Va. jury convicts 5 men in pirate case
Update: 12:15 p.m.
Virginia jury has convicted five Somali men on 14 charges stemming from April attack on US Navy ship.
Jurors resumed their deliberations Wednesday in the piracy trial of five Somali men accused in the armed assault on a U.S. Navy ship patrolling the pirate-plagued waters off Africa.
Jurors who met for a full day Tuesday entered the federal courthouse shortly before 9 a.m. to continuing weighing piracy, plundering and 12 other counts against the defendants. A piracy conviction carries a mandatory life term.
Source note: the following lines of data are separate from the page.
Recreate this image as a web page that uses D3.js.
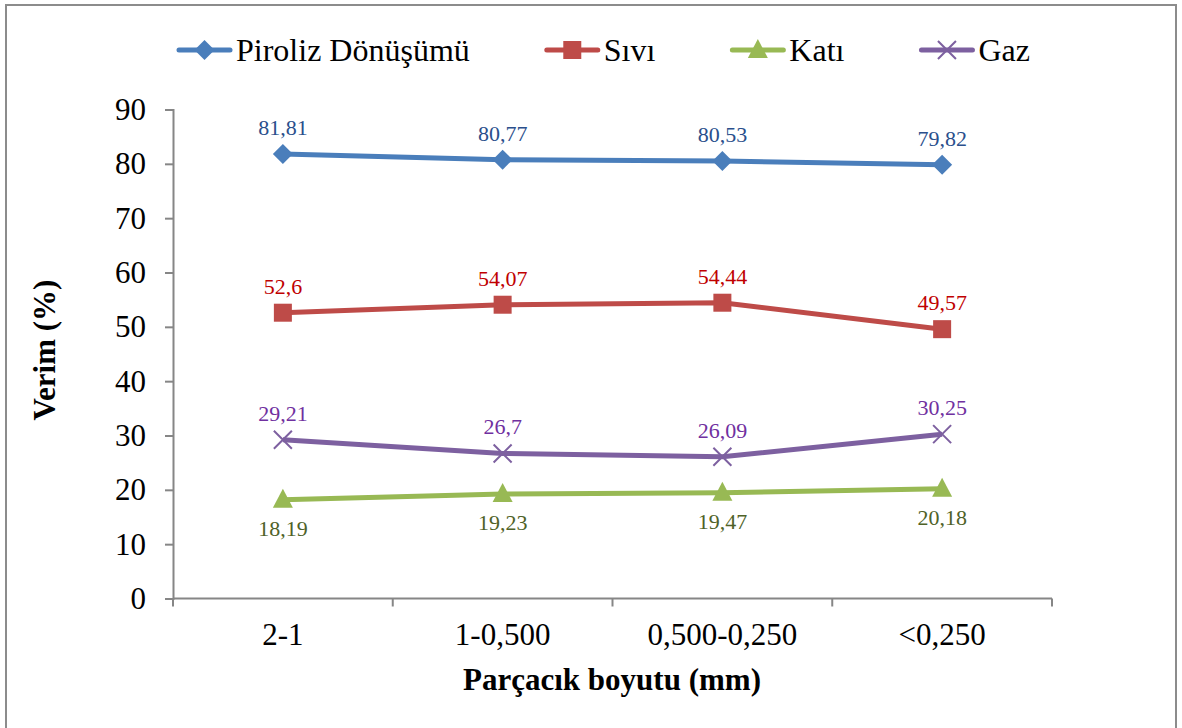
<!DOCTYPE html>
<html>
<head>
<meta charset="utf-8">
<script src="https://cdn.jsdelivr.net/npm/d3@7"></script>
<style>
  body { margin: 0; background: #fff; }
</style>
</head>
<body>
<div id="chart"></div>
<script>
{ // limit scope...
const categories = ["2-1", "1-0,500", "0,500-0,250", "<0,250"];
const yTicks = [0, 10, 20, 30, 40, 50, 60, 70, 80, 90];

const piroliz = [81.81, 80.77, 80.53, 79.82];
const sivi = [52.6, 54.07, 54.44, 49.57];
const kati = [18.19, 19.23, 19.47, 20.18];
const gaz = [29.21, 26.7, 26.09, 30.25];

const seriesNames = ["Piroliz Dönüşümü", "Sıvı", "Katı", "Gaz"];
const seriesValues = [piroliz, sivi, kati, gaz];
const lineColors = ["#4A7EBB", "#BE4B48", "#98B954", "#7D60A0"];
const labelColors = ["#2A4F8C", "#C00000", "#4F6228", "#7030A0"];
const markers = ["diamond", "square", "triangle", "x"];
const labelBelow = [false, false, true, false];

const FONT = "'Times New Roman', 'Liberation Serif', 'DejaVu Serif', serif";

const width = 1182,
      height = 728;

const svg = d3.select("#chart").append("svg")
    .attr("width", width)
    .attr("height", height)
    .attr("viewBox", [0, 0, width, height])
    .style("font-family", FONT);

// Frame (bottom edge is outside the picture).
svg.append("path")
    .attr("d", "M6,730 L6,5 L1176,5 L1176,730")
    .attr("fill", "none")
    .attr("stroke", "#8c8c8c")
    .attr("stroke-width", 2);

const x = d3.scaleBand(categories, [173, 1052]);
const y = d3.scaleLinear([0, 90], [598.5, 109.5]);
const axisColor = "#868686";

// Y axis.
const yAxis = svg.append("g")
    .attr("transform", "translate(173,0)")
    .call(d3.axisLeft(y).tickValues(yTicks).tickSize(8).tickPadding(19))
    .attr("font-family", null);
yAxis.select(".domain").attr("stroke", axisColor).attr("stroke-width", 2);
yAxis.selectAll(".tick line").attr("stroke", axisColor).attr("stroke-width", 2);
yAxis.selectAll(".tick text")
    .style("font-family", FONT)
    .attr("font-size", 31)
    .attr("fill", "#000");

// X axis: ticks on band edges.
const xAxis = svg.append("g")
    .attr("transform", "translate(0,598.5)");
xAxis.append("line")
    .attr("x1", x.range()[0]).attr("x2", x.range()[1])
    .attr("stroke", axisColor).attr("stroke-width", 2);
const edges = categories.map(c => x(c)).concat([x.range()[1]]);
xAxis.selectAll("line.tk")
    .data(edges)
    .join("line")
        .attr("class", "tk")
        .attr("x1", d => d).attr("x2", d => d)
        .attr("y1", 0).attr("y2", 8)
        .attr("stroke", axisColor).attr("stroke-width", 2);
xAxis.selectAll("text")
    .data(categories)
    .join("text")
        .attr("x", d => x(d) + x.bandwidth() / 2)
        .attr("y", 46)
        .attr("text-anchor", "middle")
        .attr("font-size", 31)
        .attr("fill", "#000")
        .text(d => d);

// Axis titles.
svg.append("text")
    .attr("x", 612)
    .attr("y", 690)
    .attr("text-anchor", "middle")
    .attr("font-size", 31)
    .attr("font-weight", "bold")
    .text("Parçacık boyutu (mm)");

svg.append("text")
    .attr("transform", "translate(55,350) rotate(-90)")
    .attr("text-anchor", "middle")
    .attr("font-size", 31)
    .attr("font-weight", "bold")
    .text("Verim (%)");

function drawMarker(g, type, color) {
    if (type === "diamond") {
        g.append("path").attr("d", "M0,-10 L10,0 L0,10 L-10,0 Z").attr("fill", color);
    } else if (type === "square") {
        g.append("rect").attr("x", -9).attr("y", -9).attr("width", 18).attr("height", 18).attr("fill", color);
    } else if (type === "triangle") {
        g.append("path").attr("d", "M0,-11 L10,8 L-10,8 Z").attr("fill", color);
    } else {
        g.append("path").attr("d", "M-9,-9 L9,9 M-9,9 L9,-9")
            .attr("stroke", color).attr("stroke-width", 2).attr("fill", "none");
    }
}

const fmt = v => String(v).replace(".", ",");
const line = d3.line()
    .x((d, i) => x(categories[i]) + x.bandwidth() / 2)
    .y(d => y(d));

seriesValues.forEach((vals, s) => {
    const g = svg.append("g");
    g.append("path")
        .datum(vals)
        .attr("d", line)
        .attr("fill", "none")
        .attr("stroke", lineColors[s])
        .attr("stroke-width", 5)
        .attr("stroke-linejoin", "round");

    vals.forEach((v, i) => {
        const px = x(categories[i]) + x.bandwidth() / 2;
        const m = g.append("g").attr("transform", `translate(${px},${y(v)})`);
        drawMarker(m, markers[s], lineColors[s]);
        g.append("text")
            .attr("x", px)
            .attr("y", labelBelow[s] ? y(v) + 36 : y(v) - 19)
            .attr("text-anchor", "middle")
            .attr("font-size", 22)
            .attr("fill", labelColors[s])
            .text(fmt(v));
    });
});

// Legend.
const legend = svg.append("g").attr("transform", "translate(0,50)");
let lx = 177;
seriesNames.forEach((name, s) => {
    const item = legend.append("g").attr("transform", `translate(${lx},0)`);
    item.append("line")
        .attr("x1", 2).attr("x2", 53)
        .attr("stroke", lineColors[s])
        .attr("stroke-width", 5)
        .attr("stroke-linecap", "round");
    drawMarker(item.append("g").attr("transform", "translate(27.5,0)"), markers[s], lineColors[s]);
    const t = item.append("text")
        .attr("x", 59)
        .attr("y", 11)
        .attr("font-size", 32)
        .attr("fill", "#000")
        .text(name);
    lx += 59 + t.node().getComputedTextLength() + 75;
});
}
</script>
</body>
</html>
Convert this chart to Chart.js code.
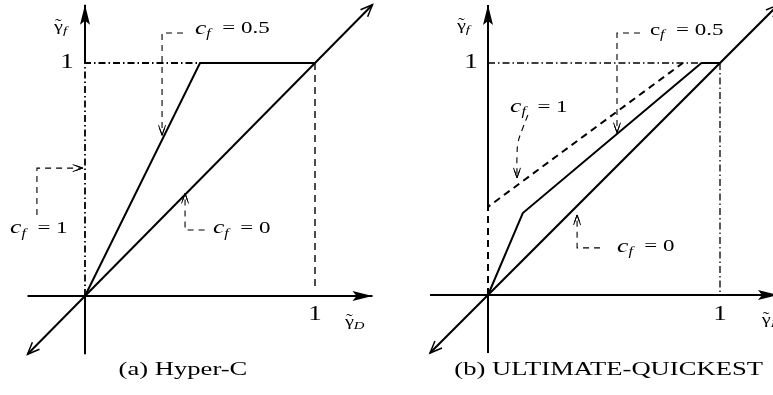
<!DOCTYPE html>
<html>
<head>
<meta charset="utf-8">
<script src="https://cdn.jsdelivr.net/npm/chart.js@4.4.0/dist/chart.umd.min.js"></script>
<style>
  html, body { margin: 0; padding: 0; background: #fff; }
  .wrap { position: relative; width: 773px; height: 395px; overflow: hidden; }
  canvas { position: absolute; top: 0; }
  #panelA { left: 0; }
  #panelB { left: 390px; }
</style>
</head>
<body>
<div class="wrap">
  <canvas id="panelA" width="390" height="395"></canvas>
  <canvas id="panelB" width="383" height="395"></canvas>
</div>
<script>
// axis extents (both panels)
const axisX = [-0.25, 1.25];
const axisZero = [0, 0];
const yAxisLowY = [-0.25, 0];
const tickOne = ['1'];
const tickValue = 1;

// (a) Hyper-C
const hcZeroX = [-0.25, 1.25];       // cf = 0 : downwind value
const hcZeroY = [-0.25, 1.25];
const hcHalfX = [0, 0.5, 1];         // cf = 0.5
const hcHalfY = [0, 1, 1];
const hcOneX = [0, 0, 0.5];          // cf = 1
const hcOneY = [0, 1, 1];
const hcUnitX = [1, 1];              // guide at gammaD = 1
const hcUnitY = [1, 0.04];
const hcAxisTopY = [1, 1.25];

// (b) ULTIMATE-QUICKEST
const uqZeroX = [-0.25, 1.25];
const uqZeroY = [-0.25, 1.25];
const uqHalfX = [0, 0.15, 0.92, 1];
const uqHalfY = [0, 0.353, 1, 1];
const uqOneX = [0, 0, 0.84];
const uqOneY = [0, 0.38, 1];
const uqGuideX = [0, 1, 1];
const uqGuideY = [1, 1, 0.01];
const uqAxisTopY = [0.38, 1.25];

const SERIF = '"Liberation Serif", serif';
const STRETCH = 1.35;

function pts(xs, ys) {
  return xs.map((x, i) => ({ x: x, y: ys[i] }));
}

function line(xs, ys, extra) {
  return Object.assign({
    data: pts(xs, ys),
    showLine: true,
    borderColor: '#000',
    borderWidth: 2,
    pointRadius: 0,
    tension: 0,
    fill: false
  }, extra || {});
}

const dashDot = [7, 3, 1.5, 3];
const dashed = [7, 5];
const leader = { borderWidth: 1.1, borderDash: [6, 5] };

function fontFor(p, size) {
  let s = size;
  if (p.sub) s = Math.round(size * 0.7);
  if (p.big) s = Math.round(size * 1.12);
  return (p.italic ? 'italic ' : '') + s + 'px ' + SERIF;
}

// draws a run of text pieces (plain, italic, subscript, tilde accent)
function drawRich(ctx, parts, px, py, size, align, stretch) {
  const sx = stretch || STRETCH;
  const widths = parts.map(p => { ctx.font = fontFor(p, size); return ctx.measureText(p.t).width; });
  const total = widths.reduce((a, b) => a + b, 0) * sx;
  const x0 = align === 'center' ? px - total / 2 : px;
  ctx.save();
  ctx.translate(x0, py);
  ctx.scale(sx, 1);
  ctx.fillStyle = '#000';
  ctx.textBaseline = 'middle';
  ctx.textAlign = 'left';
  let cx = 0;
  parts.forEach((p, i) => {
    ctx.font = fontFor(p, size);
    ctx.fillText(p.t, cx, p.sub ? size * 0.3 : 0);
    if (p.tilde) {
      const tw = ctx.measureText('\u02DC').width;
      ctx.fillText('\u02DC', cx + widths[i] / 2 - tw / 2, -size * 0.12);
    }
    cx += widths[i];
  });
  ctx.restore();
}

function arrowHead(ctx, x1, y1, x2, y2, kind) {
  const a = Math.atan2(y2 - y1, x2 - x1);
  ctx.save();
  ctx.translate(x2, y2);
  ctx.rotate(a);
  ctx.strokeStyle = '#000';
  ctx.fillStyle = '#000';
  ctx.setLineDash([]);
  if (kind === 'solid') {
    ctx.beginPath();
    ctx.moveTo(0, 0);
    ctx.lineTo(-20, -5);
    ctx.lineTo(-16, 0);
    ctx.lineTo(-20, 5);
    ctx.closePath();
    ctx.fill();
  } else if (kind === 'open') {
    ctx.lineWidth = 1.5;
    ctx.beginPath();
    ctx.moveTo(-12, -5);
    ctx.lineTo(0, 0);
    ctx.lineTo(-12, 5);
    ctx.stroke();
  } else {
    ctx.lineWidth = 1;
    ctx.beginPath();
    ctx.moveTo(-10, -3.5);
    ctx.lineTo(0, 0);
    ctx.lineTo(-10, 3.5);
    ctx.moveTo(-7, -2.5);
    ctx.lineTo(0, 0);
    ctx.lineTo(-7, 2.5);
    ctx.stroke();
  }
  ctx.restore();
}

const sketchPlugin = {
  id: 'sketch',
  afterDatasetsDraw(chart, args, opts) {
    const ctx = chart.ctx;
    const xs = chart.scales.x, ys = chart.scales.y;
    chart.data.datasets.forEach((ds, i) => {
      const el = chart.getDatasetMeta(i).data;
      const n = el.length;
      if (ds.arrowEnd) arrowHead(ctx, el[n - 2].x, el[n - 2].y, el[n - 1].x, el[n - 1].y, ds.arrowEnd);
      if (ds.arrowStart) arrowHead(ctx, el[1].x, el[1].y, el[0].x, el[0].y, ds.arrowStart);
    });
    (opts.labels || []).forEach(l => {
      drawRich(ctx, l.parts, xs.getPixelForValue(l.x), ys.getPixelForValue(l.y), l.size, l.align, l.stretch);
    });
  }
};

function cfLabel(val, upright) {
  return [
    { t: 'c', italic: !upright, big: !upright },
    { t: 'f', italic: true, sub: true },
    { t: '  = ' + val }
  ];
}

const gammaF = [{ t: '\u03B3', tilde: true }, { t: 'f', italic: true, sub: true }];
const gammaD = [{ t: '\u03B3', tilde: true }, { t: 'D', italic: true, sub: true }];

function makePanel(id, xRange, yRange, datasets, labels) {
  return new Chart(document.getElementById(id), {
    type: 'scatter',
    data: { datasets: datasets },
    options: {
      responsive: false,
      animation: false,
      devicePixelRatio: 1,
      layout: { padding: 0 },
      events: [],
      scales: {
        x: { type: 'linear', min: xRange[0], max: xRange[1], display: false },
        y: { type: 'linear', min: yRange[0], max: yRange[1], display: false }
      },
      plugins: {
        legend: { display: false },
        tooltip: { enabled: false },
        sketch: { labels: labels }
      }
    },
    plugins: [sketchPlugin]
  });
}

function drawAll() {
  // (a) Hyper-C
  makePanel('panelA', [-85 / 230, 305 / 230], [-99 / 233, 296 / 233], [
    line(axisX, axisZero, { arrowEnd: 'solid' }),
    line(axisZero, yAxisLowY),
    line(axisZero, hcAxisTopY, { arrowEnd: 'solid' }),
    line(hcOneX, hcOneY, { borderDash: dashDot, borderWidth: 1.8 }),
    line(hcUnitX, hcUnitY, { borderDash: dashed, borderWidth: 1.4 }),
    line(hcZeroX, hcZeroY, { arrowEnd: 'open', arrowStart: 'open' }),
    line(hcHalfX, hcHalfY),
    // leaders
    line([0.426, 0.335, 0.335], [1.129, 1.129, 0.69], Object.assign({ arrowEnd: 'lead' }, leader)),
    line([-0.209, -0.209, -0.01], [0.348, 0.549, 0.549], Object.assign({ arrowEnd: 'lead' }, leader)),
    line([0.52, 0.435, 0.435], [0.283, 0.283, 0.44], Object.assign({ arrowEnd: 'lead' }, leader))
  ], [
    { x: 0.478, y: 1.146, size: 17, parts: cfLabel('0.5') },
    { x: -0.326, y: 0.29, size: 17, parts: cfLabel('1') },
    { x: 0.556, y: 0.29, size: 17, parts: cfLabel('0') },
    { x: -0.135, y: 1.155, size: 15, parts: gammaF },
    { x: -0.078, y: tickValue, size: 20, parts: [{ t: tickOne[0] }], align: 'center' },
    { x: tickValue, y: -0.082, size: 20, parts: [{ t: tickOne[0] }], align: 'center' },
    { x: 1.13, y: -0.11, size: 15, parts: gammaD },
    { x: 0.426, y: -0.318, size: 19, parts: [{ t: '(a) Hyper-C' }], align: 'center', stretch: 1.4 }
  ]);

  // (b) ULTIMATE-QUICKEST
  makePanel('panelB', [-98 / 232, 285 / 232], [-100 / 232, 295 / 232], [
    line(axisX, axisZero, { arrowEnd: 'solid' }),
    line(axisZero, yAxisLowY),
    line(axisZero, uqAxisTopY, { arrowEnd: 'solid' }),
    line(uqGuideX, uqGuideY, { borderDash: dashDot, borderWidth: 1.3 }),
    line(uqOneX, uqOneY, { borderDash: dashed, borderWidth: 2 }),
    line(uqZeroX, uqZeroY, { arrowEnd: 'open', arrowStart: 'open' }),
    line(uqHalfX, uqHalfY),
    // leaders
    line([0.655, 0.556, 0.556], [1.129, 1.129, 0.70], Object.assign({ arrowEnd: 'lead' }, leader)),
    line([0.172, 0.15, 0.13, 0.125, 0.125], [0.776, 0.72, 0.66, 0.6, 0.505], Object.assign({ arrowEnd: 'lead', tension: 0.4 }, leader)),
    line([0.483, 0.384, 0.384], [0.203, 0.203, 0.345], Object.assign({ arrowEnd: 'lead' }, leader))
  ], [
    { x: 0.698, y: 1.142, size: 17, parts: cfLabel('0.5', true) },
    { x: 0.095, y: 0.81, size: 17, parts: cfLabel('1') },
    { x: 0.556, y: 0.207, size: 17, parts: cfLabel('0') },
    { x: -0.134, y: 1.16, size: 15, parts: gammaF },
    { x: -0.073, y: tickValue, size: 20, parts: [{ t: tickOne[0] }], align: 'center' },
    { x: tickValue, y: -0.086, size: 20, parts: [{ t: tickOne[0] }], align: 'center' },
    { x: 1.18, y: -0.108, size: 15, parts: gammaD },
    { x: 0.52, y: -0.323, size: 19, parts: [{ t: '(b) ULTIMATE-QUICKEST' }], align: 'center', stretch: 1.4 }
  ]);
}

// make sure the serif face is ready before the canvases paint text
Promise.all([
  document.fonts.load('17px "Liberation Serif"'),
  document.fonts.load('italic 17px "Liberation Serif"')
]).then(drawAll, drawAll);
</script>
</body>
</html>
U.S. District Judge Mark S. Davis told jurors at the start of the two-week trial he would not call them back on Thanksgiving and Friday if they had not reached a verdict. They would return on Monday.
Jurors informed Davis on Tuesday night they were not close to a verdict after 7½ hours of deliberations.
The five men are accused in the April 1 attack on the USS Nicholas, a Norfolk-based frigate that was patrolling nearly 600 miles off Somalia as part of an international anti-piracy flotilla.
An 18-foot skiff with three men aboard fired assault rifles at the 453-foot Nicholas, hitting a mast and tearing into a safety wire before realizing they were firing at a heavily armed warship, not a merchant vessel, according to the government.
Attorneys for the five have presented a duress defense — arguing that they were fishermen who were kidnapped, beaten and forced under gunpoint to attack the Nicholas.
The piracy trial is the first in a federal court since the crew of the privateer Savannah was put on trial in New York City in 1861. The trial ended in a hung jury.
A piracy conviction has not been successfully prosecuted in a U.S. court in nearly two centuries.